Nella serata di ieri è arrivato un annuncio importante da parte della SEC (Securities and Exchange Commission, l’ente federale preposto alla vigilanza della borsa valori) in riferimento a NVIDIA, che ha accettato di pagare una penale da 5,5 milioni di dollari per la poca trasparenza in relazione al numero di schede video vendute ai miner di criptovalute.

Insomma, mentre proprio ieri vi avevamo parlato delle ultime novità della campagna “Pronte e in Stock“ del produttore di Santa Clara, che si pone lo scopo dichiarato di rendere accessibili a tutti le schede grafiche e i desktop con GeForce RTX Serie 30 a prezzi vantaggiosi, la notizia trattata in questa sede non è scollegata da tale campagna, visto che la scarsa disponibilità sul mercato e i prezzi schizzati alle stelle nei mesi addietro erano dipesi anche (e in misura significativa) dalla poca trasparenza del produttore nei confronti dei propri clienti.

SEC: NVIDIA poco trasparente sull’impatto delle criptovalute

Nella comunicazione della Securities and Exchange Commission si legge che NVIDIA ha fornito delle informazioni poco chiare agli investitori, riportando un picco di fatturato gigantesco legato al gaming, tralasciando di mettere in luce l’impatto tutt’altro che trascurabile del mondo del mining, nettamente più instabile e volatile rispetto a quello del gaming.
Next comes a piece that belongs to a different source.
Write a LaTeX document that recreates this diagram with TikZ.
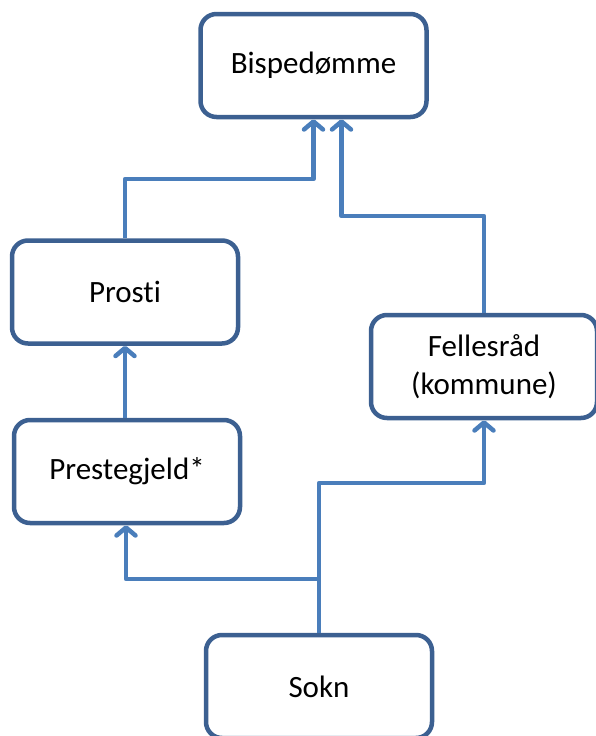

Senza girarci troppo intorno, scegliendo la via del patteggiamento, NVIDIA evita in via formale di essere riconosciuta colpevole e prende l’impegno di una maggiore trasparenza per il futuro.

Che cosa è successo

Dalle indagini della SEC è emerso che in più trimestri consecutivi dell’anno fiscale 2018 NVIDIA non aveva chiarito se (e in che misura) il cryptomining — intendendo per tale il processo di ottenere criptovalute in cambio della convalida di transazioni sulla relativa blockchain — fosse una componente significativa della crescita dei ricavi derivanti dalla vendita delle sue graphics processing unit (GPU), che in realtà vengono progettate e commercializzate per il gaming.

Viene infatti sottolineato come, con la crescita della domanda e dell’interesse per le criptovalute nel 2017, i clienti di NVIDIA avessero iniziato a usare in misura crescente le sue GPU da gaming per il mining.

La SEC prosegue ricordando come, in due dei suoi Forms 10-Q — report standardizzato richiesto dalla SEC che rappresenta la chiusura trimestrale — relativi all’anno fiscale 2018, NVIDIA avesse riportato una crescita dei ricavi legati al settore gaming. Sebbene il produttore di Santa Clara non avesse mancato di riconoscere come tale crescita nelle vendite legate al gaming fosse stata trainata in maniera importante dal minin di criptovalute, non lo aveva però formalmente chiarito nei suoi Forms 10-Q. A tale adempimento era invece tenuta proprio per via della natura volatile e instabile dell’attività alla base di tali importanti guadagni e fluttuazioni del flusso di cassa, al fine di consentire agli investitori di valutare adeguatamente la probabilità che la performance passata fosse indicativa di una performance futura.

In aggiunta a questo, la SEC ha sottolineato la natura fuorviante delle omissioni di informazioni da parte di NVIDIA circa la crescita degli affari legati al gaming, contrapposta al riconoscimento di come altre parti degli affari della società avessero beneficiato della domanda di criptovalute: in questo modo si era creata l’impressione sbagliata che il comparto gaming della società non avesse tratto vantaggio dal cryptomining.

Kristina Littman, capo della Crypto Assets and Cyber Unit della Enforcement Division della SEC, ha posto l’accento su come la mancanza di chiarezza di NVIDIA abbia privato gli investitori di informazioni cruciali per valutare l’andamento degli affari della società in un mercato chiave.

Penale da 5,5 milioni di dollari

In conclusione, il provvedimento della Securities and Exchange Commission (SEC) riconosce le violazioni di NVIDIA; accettando di pagare una penale di 5,5 milioni di dollari e di uniformarsi al provvedimento, il produttore di Santa Clara non ammette né smentisce le accuse, evitando di essere riconosciuto formalmente colpevole.